### Challenge:
Set down each line of the material that follows, exactly, with no pictures.

### Data excerpt:
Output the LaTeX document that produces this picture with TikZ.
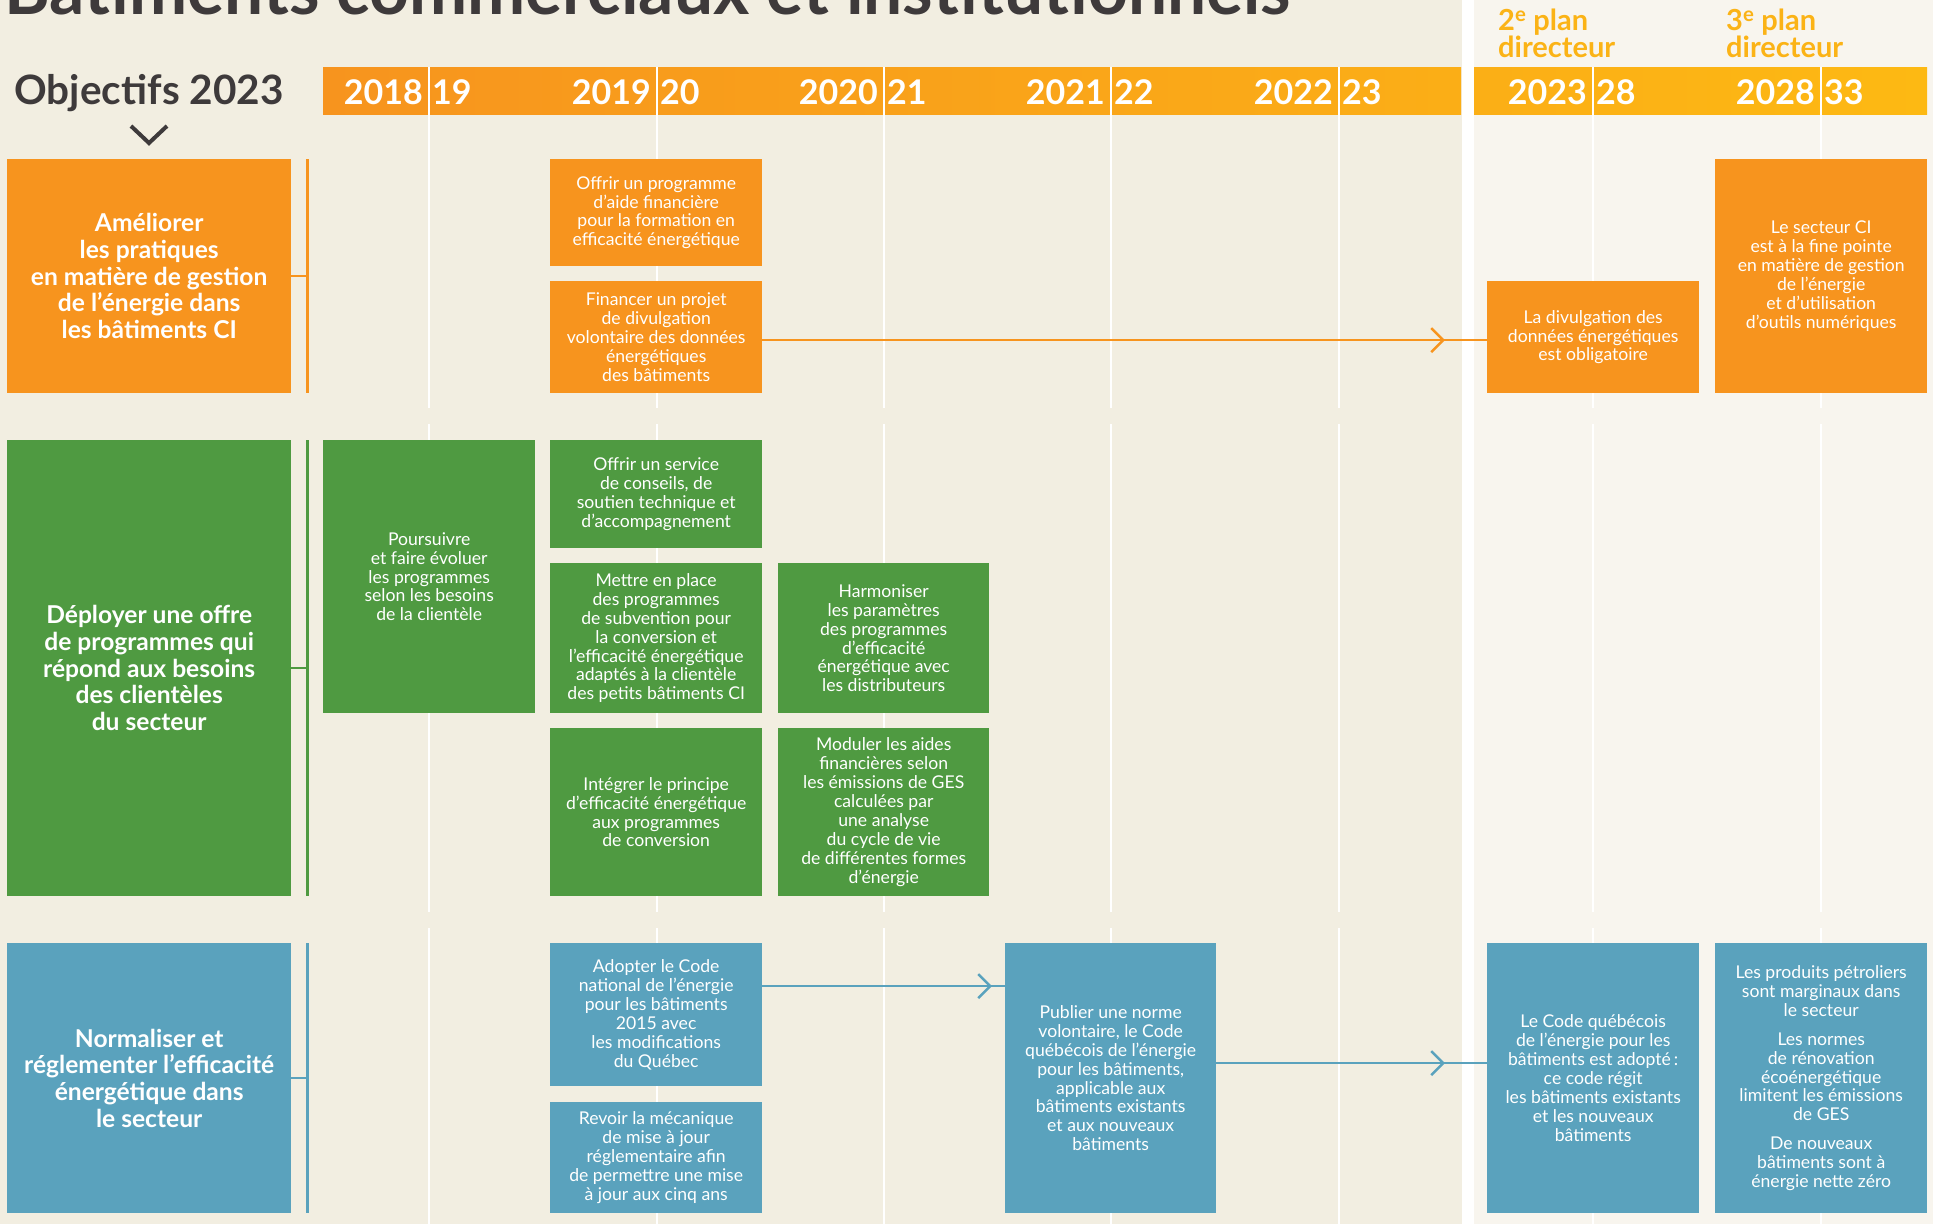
\documentclass[tikz,border=0pt]{standalone}
\usepackage{fontspec}
\setmainfont{Lato}
\usetikzlibrary{arrows.meta,decorations.markings}

\definecolor{bgbeige}{HTML}{F2EEE1}
\definecolor{bglight}{HTML}{F8F5EE}
\definecolor{orangeCI}{HTML}{F7941E}
\definecolor{greenCI}{HTML}{4F9A41}
\definecolor{blueCI}{HTML}{5AA2BD}
\definecolor{hdrA}{HTML}{F7941E}
\definecolor{hdrB}{HTML}{FDB913}
\definecolor{plantext}{HTML}{FBB316}
\definecolor{darktxt}{HTML}{3E3A3B}

\begin{document}
\begin{tikzpicture}[x=1pt, y=-1pt,
  act/.style={fill=#1, anchor=north west, text=white, align=center, inner sep=0pt,
    font=\fontsize{17.6}{18.9}\selectfont, execute at begin node={\rule{0pt}{22pt}}},
  obj/.style={fill=#1, anchor=north west, text=white, align=center, inner sep=0pt,
    minimum width=284pt, font=\bfseries\fontsize{24.6}{26.7}\selectfont,
    execute at begin node={\rule{0pt}{30pt}}},
  brk/.style={draw=#1, line width=2.5pt},
  gridline/.style={white, line width=2.5pt},
  yearlbl/.style={text=white, inner sep=0pt, font=\bfseries\fontsize{34}{36}\selectfont},
  plan/.style={text=plantext, inner sep=0pt, anchor=north west, align=left,
    font=\bfseries\fontsize{29}{25}\selectfont},
  arr/.style 2 args={draw=#1, line width=2.5pt, postaction={decorate, decoration={markings,
    mark=at position -#2 with {\arrow[#1]{Straight Barb[length=12pt,width=24pt]}}}}},
]
  \useasboundingbox (0,0) rectangle (1933,1224);
  \clip (0,0) rectangle (1933,1224);

  % background
  \fill[bgbeige] (0,0) rectangle (1462,1224);
  \fill[white] (1462,0) rectangle (1474,1224);
  \fill[bglight] (1474,0) rectangle (1933,1224);

  \node[anchor=base west, text=darktxt, inner sep=0pt, font=\bfseries\fontsize{69.5}{70}\selectfont]
    (title) at (4,14) {Bâtiments commerciaux et institutionnels};

  \node[anchor=base, text=darktxt, inner sep=0pt, font=\bfseries\fontsize{40.5}{42}\selectfont]
    (objectifs) at (149,104) {Objectifs 2023};
  \draw[darktxt, line width=4pt] (131,126) -- (149,143) -- (167,126);

  \node[plan] (plan2) at (1498,8.5) {2\textsuperscript{e} plan\\directeur};
  \node[plan] (plan3) at (1726,8.5) {3\textsuperscript{e} plan\\directeur};

  % year bar
  \fill[left color=hdrA, right color=hdrB!71!hdrA] (323,67) rectangle (1461,114);
  \fill[left color=hdrB!72!hdrA, right color=hdrB] (1474,67) rectangle (1927,114);

  \foreach \x in {429,657,884,1111,1339,1593,1821}
    \draw[gridline] (\x,67) -- (\x,408) (\x,424) -- (\x,912) (\x,928) -- (\x,1224);

  \foreach \x/\a/\b in {429/2018/19, 657/2019/20, 884/2020/21, 1111/2021/22,
                        1339/2022/23, 1593/2023/28, 1821/2028/33} {
    \node[yearlbl, anchor=base east] (ya\a) at (\x-6,104) {\a};
    \node[yearlbl, anchor=base west] (yb\a) at (\x+3,104) {\b};
  }

  % objectifs
  \node[obj=orangeCI, minimum height=234pt] (ob1) at (7,159)
    {Améliorer\\les pratiques\\en matière de gestion\\de l’énergie dans\\les bâtiments CI};
  \node[obj=greenCI, minimum height=456pt] (ob2) at (7,440)
    {Déployer une offre\\de programmes qui\\répond aux besoins\\des clientèles\\du secteur};
  \node[obj=blueCI, minimum height=270pt] (ob3) at (7,943)
    {Normaliser et\\réglementer l’efficacité\\énergétique dans\\le secteur};

  \foreach \o/\c in {ob1/orangeCI, ob2/greenCI, ob3/blueCI}
    \draw[brk=\c] ([xshift=16pt]\o.north east) -- ([xshift=16pt]\o.south east)
      (\o.east) -- ([xshift=16pt]\o.east);

  % actions
  \node[act=orangeCI, minimum width=212pt, minimum height=107pt] (aide) at (550,159)
    {Offrir un programme\\d’aide financière\\pour la formation en\\efficacité énergétique};
  \node[act=orangeCI, minimum width=212pt, minimum height=112pt] (financer) at (550,281)
    {Financer un projet\\de divulgation\\volontaire des données\\énergétiques\\des bâtiments};
  \node[act=orangeCI, minimum width=212pt, minimum height=112pt] (divulg) at (1487,281)
    {La divulgation des\\données énergétiques\\est obligatoire};
  \node[act=orangeCI, minimum width=212pt, minimum height=234pt] (pointe) at (1715,159)
    {Le secteur CI\\est à la fine pointe\\en matière de gestion\\de l’énergie\\et d’utilisation\\d’outils numériques};

  \node[act=greenCI, minimum width=212pt, minimum height=273pt] (poursuivre) at (323,440)
    {Poursuivre\\et faire évoluer\\les programmes\\selon les besoins\\de la clientèle};
  \node[act=greenCI, minimum width=212pt, minimum height=108pt] (service) at (550,440)
    {Offrir un service\\de conseils, de\\soutien technique et\\d’accompagnement};
  \node[act=greenCI, minimum width=212pt, minimum height=150pt] (mettre) at (550,563)
    {Mettre en place\\des programmes\\de subvention pour\\la conversion et\\l’efficacité énergétique\\adaptés à la clientèle\\des petits bâtiments CI};
  \node[act=greenCI, minimum width=211pt, minimum height=150pt] (harmon) at (778,563)
    {Harmoniser\\les paramètres\\des programmes\\d’efficacité\\énergétique avec\\les distributeurs};
  \node[act=greenCI, minimum width=212pt, minimum height=168pt] (integrer) at (550,728)
    {Intégrer le principe\\d’efficacité énergétique\\aux programmes\\de conversion};
  \node[act=greenCI, minimum width=211pt, minimum height=168pt] (moduler) at (778,728)
    {Moduler les aides\\financières selon\\les émissions de GES\\calculées par\\une analyse\\du cycle de vie\\de différentes formes\\d’énergie};

  \node[act=blueCI, minimum width=212pt, minimum height=143pt] (adopter) at (550,943)
    {Adopter le Code\\national de l’énergie\\pour les bâtiments\\2015 avec\\les modifications\\du Québec};
  \node[act=blueCI, minimum width=212pt, minimum height=111pt] (revoir) at (550,1102)
    {Revoir la mécanique\\de mise à jour\\réglementaire afin\\de permettre une mise\\à jour aux cinq ans};
  \node[act=blueCI, minimum width=211pt, minimum height=270pt] (publier) at (1005,943)
    {Publier une norme\\volontaire, le Code\\québécois de l’énergie\\pour les bâtiments,\\applicable aux\\bâtiments existants\\et aux nouveaux\\bâtiments};
  \node[act=blueCI, minimum width=212pt, minimum height=270pt] (codeqc) at (1487,943)
    {Le Code québécois\\de l’énergie pour les\\bâtiments est adopté\,:\\ce code régit\\les bâtiments existants\\et les nouveaux\\bâtiments};
  \node[act=blueCI, minimum width=212pt, minimum height=270pt] (produits) at (1715,943)
    {Les produits pétroliers\\sont marginaux dans\\le secteur\\[10pt]Les normes\\de rénovation\\écoénergétique\\limitent les émissions\\de GES\\[10pt]De nouveaux\\bâtiments sont à\\énergie nette zéro};

  % arrows
  \draw[arr={orangeCI}{42pt}] ([yshift=-3pt]financer.east) coordinate (f1) -- (f1 -| divulg.west);
  \draw[arr={blueCI}{13pt}] ([yshift=28.5pt]adopter.east) coordinate (a1) -- (a1 -| publier.west);
  \draw[arr={blueCI}{42pt}] ([yshift=15pt]publier.east) coordinate (p1) -- (p1 -| codeqc.west);
\end{tikzpicture}
\end{document}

### Result below:
Output the LaTeX document that produces this picture with TikZ.
\documentclass[tikz,border=0pt]{standalone}
\usepackage{fontspec}
\setmainfont{Lato}
\usetikzlibrary{arrows.meta,decorations.markings}

\definecolor{bgbeige}{HTML}{F2EEE1}
\definecolor{bglight}{HTML}{F8F5EE}
\definecolor{orangeCI}{HTML}{F7941E}
\definecolor{greenCI}{HTML}{4F9A41}
\definecolor{blueCI}{HTML}{5AA2BD}
\definecolor{hdrA}{HTML}{F7941E}
\definecolor{hdrB}{HTML}{FDB913}
\definecolor{plantext}{HTML}{FBB316}
\definecolor{darktxt}{HTML}{3E3A3B}

\begin{document}
\begin{tikzpicture}[x=1pt, y=-1pt,
  act/.style={fill=#1, anchor=north west, text=white, align=center, inner sep=0pt,
    font=\fontsize{17.6}{18.9}\selectfont, execute at begin node={\rule{0pt}{22pt}}},
  obj/.style={fill=#1, anchor=north west, text=white, align=center, inner sep=0pt,
    minimum width=284pt, font=\bfseries\fontsize{24.6}{26.7}\selectfont,
    execute at begin node={\rule{0pt}{30pt}}},
  brk/.style={draw=#1, line width=2.5pt},
  gridline/.style={white, line width=2.5pt},
  yearlbl/.style={text=white, inner sep=0pt, font=\bfseries\fontsize{34}{36}\selectfont},
  plan/.style={text=plantext, inner sep=0pt, anchor=north west, align=left,
    font=\bfseries\fontsize{29}{25}\selectfont},
  arr/.style 2 args={draw=#1, line width=2.5pt, postaction={decorate, decoration={markings,
    mark=at position -#2 with {\arrow[#1]{Straight Barb[length=12pt,width=24pt]}}}}},
]
  \useasboundingbox (0,0) rectangle (1933,1224);
  \clip (0,0) rectangle (1933,1224);

  % background
  \fill[bgbeige] (0,0) rectangle (1462,1224);
  \fill[white] (1462,0) rectangle (1474,1224);
  \fill[bglight] (1474,0) rectangle (1933,1224);

  \node[anchor=base west, text=darktxt, inner sep=0pt, font=\bfseries\fontsize{69.5}{70}\selectfont]
    (title) at (4,14) {Bâtiments commerciaux et institutionnels};

  \node[anchor=base, text=darktxt, inner sep=0pt, font=\bfseries\fontsize{40.5}{42}\selectfont]
    (objectifs) at (149,104) {Objectifs 2023};
  \draw[darktxt, line width=4pt] (131,126) -- (149,143) -- (167,126);

  \node[plan] (plan2) at (1498,8.5) {2\textsuperscript{e} plan\\directeur};
  \node[plan] (plan3) at (1726,8.5) {3\textsuperscript{e} plan\\directeur};

  % year bar
  \fill[left color=hdrA, right color=hdrB!71!hdrA] (323,67) rectangle (1461,114);
  \fill[left color=hdrB!72!hdrA, right color=hdrB] (1474,67) rectangle (1927,114);

  \foreach \x in {429,657,884,1111,1339,1593,1821}
    \draw[gridline] (\x,67) -- (\x,408) (\x,424) -- (\x,912) (\x,928) -- (\x,1224);

  \foreach \x/\a/\b in {429/2018/19, 657/2019/20, 884/2020/21, 1111/2021/22,
                        1339/2022/23, 1593/2023/28, 1821/2028/33} {
    \node[yearlbl, anchor=base east] (ya\a) at (\x-6,104) {\a};
    \node[yearlbl, anchor=base west] (yb\a) at (\x+3,104) {\b};
  }

  % objectifs
  \node[obj=orangeCI, minimum height=234pt] (ob1) at (7,159)
    {Améliorer\\les pratiques\\en matière de gestion\\de l’énergie dans\\les bâtiments CI};
  \node[obj=greenCI, minimum height=456pt] (ob2) at (7,440)
    {Déployer une offre\\de programmes qui\\répond aux besoins\\des clientèles\\du secteur};
  \node[obj=blueCI, minimum height=270pt] (ob3) at (7,943)
    {Normaliser et\\réglementer l’efficacité\\énergétique dans\\le secteur};

  \foreach \o/\c in {ob1/orangeCI, ob2/greenCI, ob3/blueCI}
    \draw[brk=\c] ([xshift=16pt]\o.north east) -- ([xshift=16pt]\o.south east)
      (\o.east) -- ([xshift=16pt]\o.east);

  % actions
  \node[act=orangeCI, minimum width=212pt, minimum height=107pt] (aide) at (550,159)
    {Offrir un programme\\d’aide financière\\pour la formation en\\efficacité énergétique};
  \node[act=orangeCI, minimum width=212pt, minimum height=112pt] (financer) at (550,281)
    {Financer un projet\\de divulgation\\volontaire des données\\énergétiques\\des bâtiments};
  \node[act=orangeCI, minimum width=212pt, minimum height=112pt] (divulg) at (1487,281)
    {La divulgation des\\données énergétiques\\est obligatoire};
  \node[act=orangeCI, minimum width=212pt, minimum height=234pt] (pointe) at (1715,159)
    {Le secteur CI\\est à la fine pointe\\en matière de gestion\\de l’énergie\\et d’utilisation\\d’outils numériques};

  \node[act=greenCI, minimum width=212pt, minimum height=273pt] (poursuivre) at (323,440)
    {Poursuivre\\et faire évoluer\\les programmes\\selon les besoins\\de la clientèle};
  \node[act=greenCI, minimum width=212pt, minimum height=108pt] (service) at (550,440)
    {Offrir un service\\de conseils, de\\soutien technique et\\d’accompagnement};
  \node[act=greenCI, minimum width=212pt, minimum height=150pt] (mettre) at (550,563)
    {Mettre en place\\des programmes\\de subvention pour\\la conversion et\\l’efficacité énergétique\\adaptés à la clientèle\\des petits bâtiments CI};
  \node[act=greenCI, minimum width=211pt, minimum height=150pt] (harmon) at (778,563)
    {Harmoniser\\les paramètres\\des programmes\\d’efficacité\\énergétique avec\\les distributeurs};
  \node[act=greenCI, minimum width=212pt, minimum height=168pt] (integrer) at (550,728)
    {Intégrer le principe\\d’efficacité énergétique\\aux programmes\\de conversion};
  \node[act=greenCI, minimum width=211pt, minimum height=168pt] (moduler) at (778,728)
    {Moduler les aides\\financières selon\\les émissions de GES\\calculées par\\une analyse\\du cycle de vie\\de différentes formes\\d’énergie};

  \node[act=blueCI, minimum width=212pt, minimum height=143pt] (adopter) at (550,943)
    {Adopter le Code\\national de l’énergie\\pour les bâtiments\\2015 avec\\les modifications\\du Québec};
  \node[act=blueCI, minimum width=212pt, minimum height=111pt] (revoir) at (550,1102)
    {Revoir la mécanique\\de mise à jour\\réglementaire afin\\de permettre une mise\\à jour aux cinq ans};
  \node[act=blueCI, minimum width=211pt, minimum height=270pt] (publier) at (1005,943)
    {Publier une norme\\volontaire, le Code\\québécois de l’énergie\\pour les bâtiments,\\applicable aux\\bâtiments existants\\et aux nouveaux\\bâtiments};
  \node[act=blueCI, minimum width=212pt, minimum height=270pt] (codeqc) at (1487,943)
    {Le Code québécois\\de l’énergie pour les\\bâtiments est adopté\,:\\ce code régit\\les bâtiments existants\\et les nouveaux\\bâtiments};
  \node[act=blueCI, minimum width=212pt, minimum height=270pt] (produits) at (1715,943)
    {Les produits pétroliers\\sont marginaux dans\\le secteur\\[10pt]Les normes\\de rénovation\\écoénergétique\\limitent les émissions\\de GES\\[10pt]De nouveaux\\bâtiments sont à\\énergie nette zéro};

  % arrows
  \draw[arr={orangeCI}{42pt}] ([yshift=-3pt]financer.east) coordinate (f1) -- (f1 -| divulg.west);
  \draw[arr={blueCI}{13pt}] ([yshift=28.5pt]adopter.east) coordinate (a1) -- (a1 -| publier.west);
  \draw[arr={blueCI}{42pt}] ([yshift=15pt]publier.east) coordinate (p1) -- (p1 -| codeqc.west);
\end{tikzpicture}
\end{document}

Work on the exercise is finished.